The University filed an appeal Feb. 21 challenging the US District Court decision on Jan. 20 that ordered BC to turn over transcripts and recordings of interviews with seven participants in the Belfast Project, an oral history project researching “The Troubles,” a period of sectarian violence in Northern Ireland.

In a statement issued after the filing of the appeal, University Spokesman Jack Dunn said, “The University is seeking further review of the court's order to ensure that the value of the interviews to the underlying criminal investigation by the Police Service of Northern Ireland outweighs the interests in protecting the confidentiality of academic research materials."

Dunn explained that BC has reserved the right to appeal throughout the case and did not immediately appeal the court’s initial decision in December “because the court both accepted Boston College's argument that government subpoenas for confidential academic materials requires heightened scrutiny, and agreed to review the materials in camera to help protect the significant interests at stake.

"In its appeal, Boston College will argue that the District Court incorrectly applied its own review standard when it demanded the production of the interviews of these seven individuals,” said Dunn, who is director of the Office of News & Public Affairs.

At issue is the relevance of the tapes to a British criminal investigation of the 1972 abduction and murder of Jean McConville, a Belfast mother of 10. The Irish Republican Army admitted to killing McConville because she was suspected of being an informant.

At BC’s request, US District Court Judge William Young reviewed the subpoenaed tapes to determine their relevance to the investigation and ordered that they be turned over to British law enforcement. Young has said that he reviewed 176 transcripts compiled from interviews with 24 individuals, but only a handful even mention McConville.

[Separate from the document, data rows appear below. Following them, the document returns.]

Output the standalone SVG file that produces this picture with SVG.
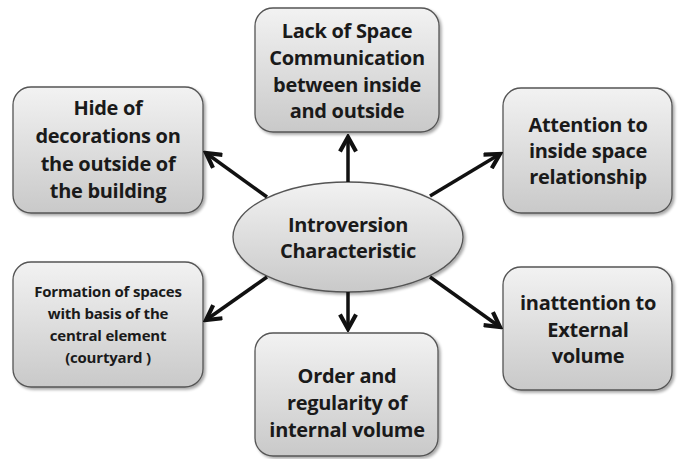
<svg xmlns="http://www.w3.org/2000/svg" width="680" height="459" viewBox="0 0 680 459">
<defs>
<linearGradient id="g" x1="0" y1="0" x2="0" y2="1">
<stop offset="0" stop-color="#f2f2f2"/>
<stop offset="1" stop-color="#c9c9c9"/>
</linearGradient>
<filter id="sh" x="-10%" y="-10%" width="130%" height="130%">
<feGaussianBlur in="SourceAlpha" stdDeviation="1.5"/>
<feOffset dx="1.5" dy="2" result="o"/>
<feComponentTransfer><feFuncA type="linear" slope="0.35"/></feComponentTransfer>
<feMerge><feMergeNode/><feMergeNode in="SourceGraphic"/></feMerge>
</filter>
<marker id="ah" viewBox="0 0 12 12" refX="10" refY="6" markerWidth="5.5" markerHeight="5.5" orient="auto" markerUnits="strokeWidth">
<path d="M1,1 L10,6 L1,11" fill="none" stroke="#111" stroke-width="2.6" stroke-linejoin="miter"/>
</marker>
<style>
.box{fill:url(#g);stroke:#555;stroke-width:1.3;filter:url(#sh)}
.t{font-family:"Open Sans","Liberation Sans",sans-serif;font-weight:bold;fill:#1a1a1a;text-anchor:middle}
.big{font-size:20px;letter-spacing:-0.3px}
.sm{font-size:15px;letter-spacing:-0.2px}
.c line{stroke:#111;stroke-width:3.5;marker-end:url(#ah)}
</style>
</defs>
<rect width="680" height="459" fill="#fff"/>
<g id="top">
<rect class="box" x="255" y="8" width="184" height="124" rx="18"/>
<text class="t big" x="347" y="38">Lack of Space</text>
<text class="t big" x="347" y="65">Communication</text>
<text class="t big" x="347" y="92">between inside</text>
<text class="t big" x="347" y="118">and outside</text>
</g>
<g id="topleft">
<rect class="box" x="13" y="87" width="190" height="126" rx="18"/>
<text class="t big" x="108" y="115">Hide of</text>
<text class="t big" x="108" y="143">decorations on</text>
<text class="t big" x="108" y="171">the outside of</text>
<text class="t big" x="108" y="198">the building</text>
</g>
<g id="topright">
<rect class="box" x="503" y="88" width="169" height="125" rx="18"/>
<text class="t big" x="588" y="132">Attention to</text>
<text class="t big" x="588" y="158">inside space</text>
<text class="t big" x="588" y="184">relationship</text>
</g>
<g id="bottomleft">
<rect class="box" x="13" y="262" width="190" height="125" rx="18"/>
<text class="t sm" x="108" y="297">Formation of spaces</text>
<text class="t sm" x="108" y="319">with basis of the</text>
<text class="t sm" x="108" y="341">central element</text>
<text class="t sm" x="108" y="363">(courtyard )</text>
</g>
<g id="bottom">
<rect class="box" x="255" y="333" width="183" height="123" rx="18"/>
<text class="t big" x="347" y="383">Order and</text>
<text class="t big" x="347" y="410">regularity of</text>
<text class="t big" x="347" y="437">internal volume</text>
</g>
<g id="bottomright">
<rect class="box" x="503" y="267" width="169" height="123" rx="18"/>
<text class="t big" x="588" y="310">inattention to</text>
<text class="t big" x="588" y="337">External</text>
<text class="t big" x="588" y="363">volume</text>
</g>
<g id="center">
<ellipse class="box" cx="348" cy="237" rx="115" ry="55"/>
<text class="t big" x="348" y="232">Introversion</text>
<text class="t big" x="348" y="258">Characteristic</text>
</g>
<g class="c" id="connectors">
<line x1="348" y1="182" x2="348" y2="137"/>
<line x1="267" y1="197" x2="206" y2="153"/>
<line x1="430" y1="196" x2="500" y2="154"/>
<line x1="267" y1="277" x2="206" y2="320"/>
<line x1="348" y1="292" x2="348" y2="329"/>
<line x1="430" y1="277" x2="500" y2="327"/>
</g>
</svg>
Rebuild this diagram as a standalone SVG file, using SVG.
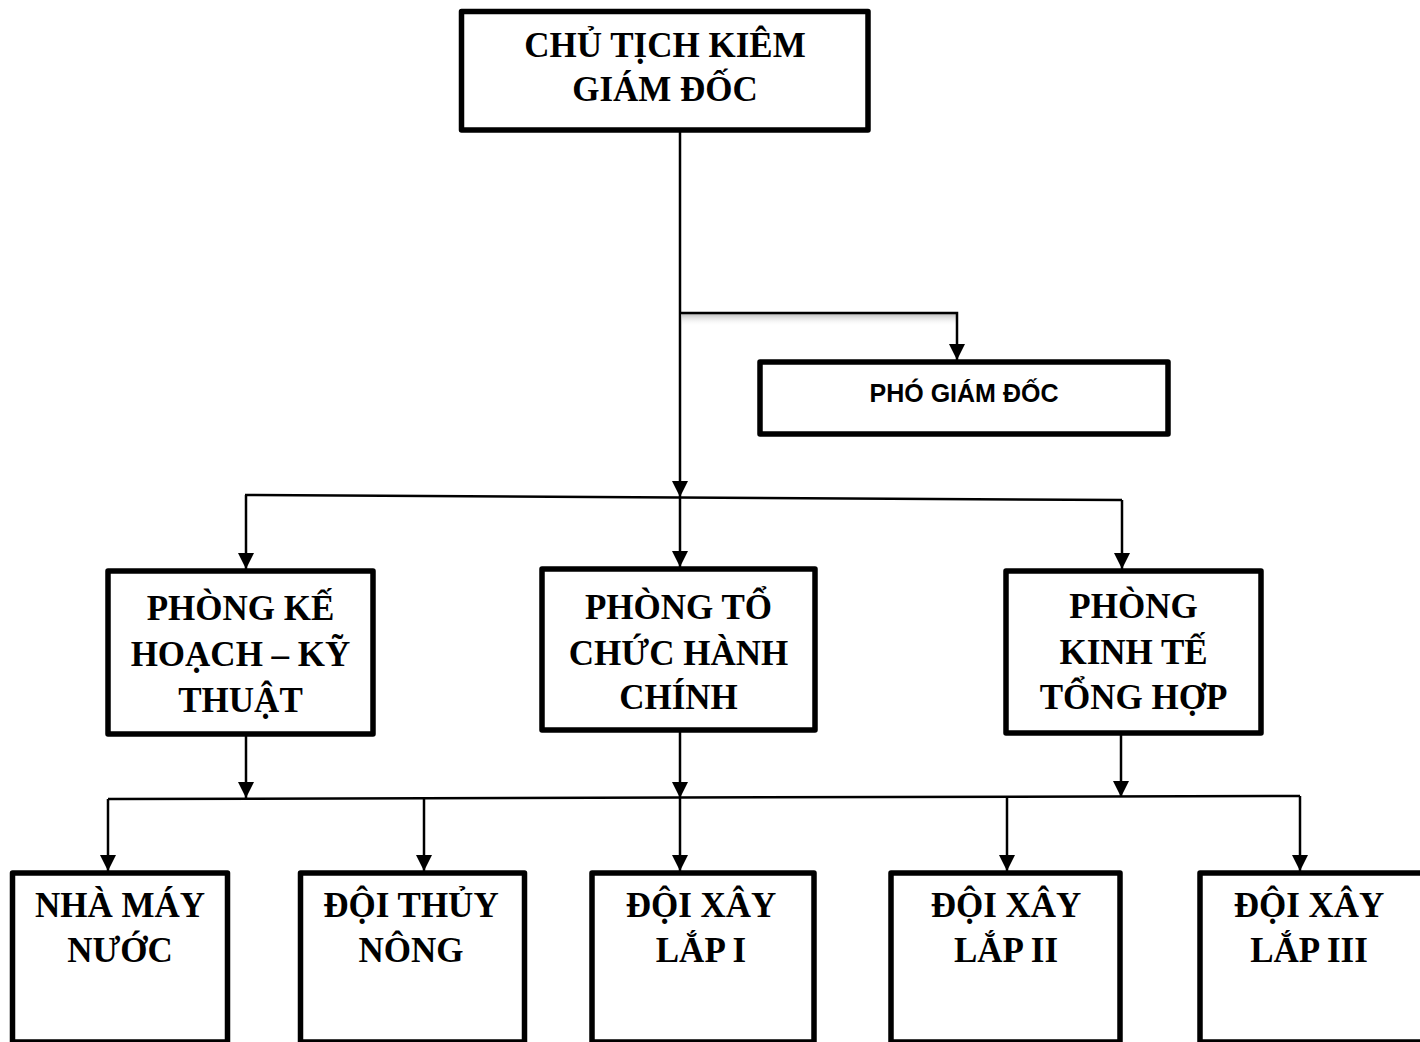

"From the beginning, Boston College has asked Judge Young to weigh our interest in protecting academic research with the government's interest in meeting its Mutual Legal Assistance Treaty obligation with the United Kingdom," Dunn said. "Judge Young agreed to balance these competing interests. The University is now seeking further review of his order to ensure that the value of the interviews to the underlying criminal investigation outweighs our interest in protecting the confidentiality of academic research.

"In the subsequent review of the remaining IRA tapes, Judge Young ordered that seven of the tapes were relevant to the criminal investigation and ordered that they be turned over to British law enforcement," Dunn said. "These interviews appear to have limited probative value to the investigation, so we have sought a review of the judge's decision to determine if he incorrectly applied his own review standard when he ordered the production of these interviews."